Q2: Do I need to remove carbon dioxide before reforming biogas into hydrogen?
A2: Not necessarily. Dry reforming and autothermal reforming can process biogas with its native CO₂ content. However, steam reforming typically requires a methane-rich stream, so CO₂ removal is recommended upstream. The choice depends on the overall plant economics and the intended hydrogen purity.
Q3: How does hydrogen from biogas compare to green hydrogen from electrolysis?

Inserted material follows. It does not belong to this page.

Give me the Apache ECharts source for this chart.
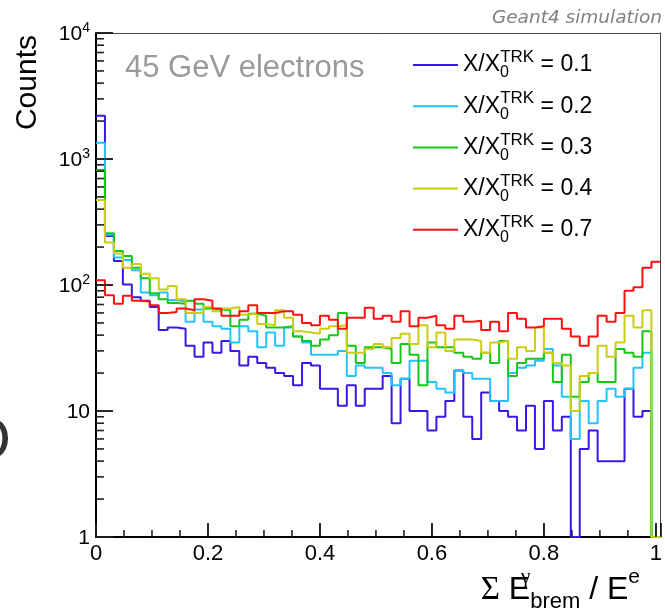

A3: Hydrogen from biogas is often called "bio-hydrogen" or "renewable hydrogen of biogenic origin." Its carbon intensity can be very low, especially if the biogas is derived from waste feedstocks that would otherwise emit methane to the atmosphere. Electrolysis produces hydrogen without direct carbon emissions but requires a large input of renewable electricity. The two pathways are complementary and may serve different market segments.
Q4: What are the main challenges with using landfill gas for hydrogen production?
A4: Landfill gas contains siloxanes, halogenated compounds, and variable levels of nitrogen and oxygen. Siloxanes form abrasive silica deposits in high-temperature equipment. Halogens can cause corrosion in downstream components. Extensive pretreatment is essential, and many landfill gas operators install multiple layers of contaminant removal before even considering a reforming unit.
Q5: Can existing biogas upgrading equipment be retrofitted for hydrogen production?
A5: In many cases, yes. A standard biogas upgrading plant that produces biomethane can be coupled with a steam methane reformer and PSA unit. The existing gas cleaning system (desulfurization, drying, CO₂ removal) often meets the purity requirements for the reformer feed. The retrofit may require adding a hydrogen compression and storage package, but the core upgrading equipment can remain in service.
Q6: What is the minimum project scale for economical hydrogen production from biogas?
A6: There is no single threshold, but many equipment suppliers target biogas flows equivalent to at least 500 to 1,000 normal cubic meters per hour. Below this range, the capital cost per kilogram of hydrogen can become prohibitive. Modular, containerized systems are helping to reduce the minimum economic scale, and some developers are aggregating biogas from multiple digesters to reach viable volumes.
Q7: How long does a reformer catalyst last when processing biogas-derived methane?
A7: Catalyst life varies widely based on feed purity and operating conditions. With effective sulfur removal to below 50 parts per billion, steam reformer catalysts can last three to five years. Dry reforming catalysts typically have shorter lifetimes due to carbon deposition issues, often requiring replacement or regeneration every one to two years.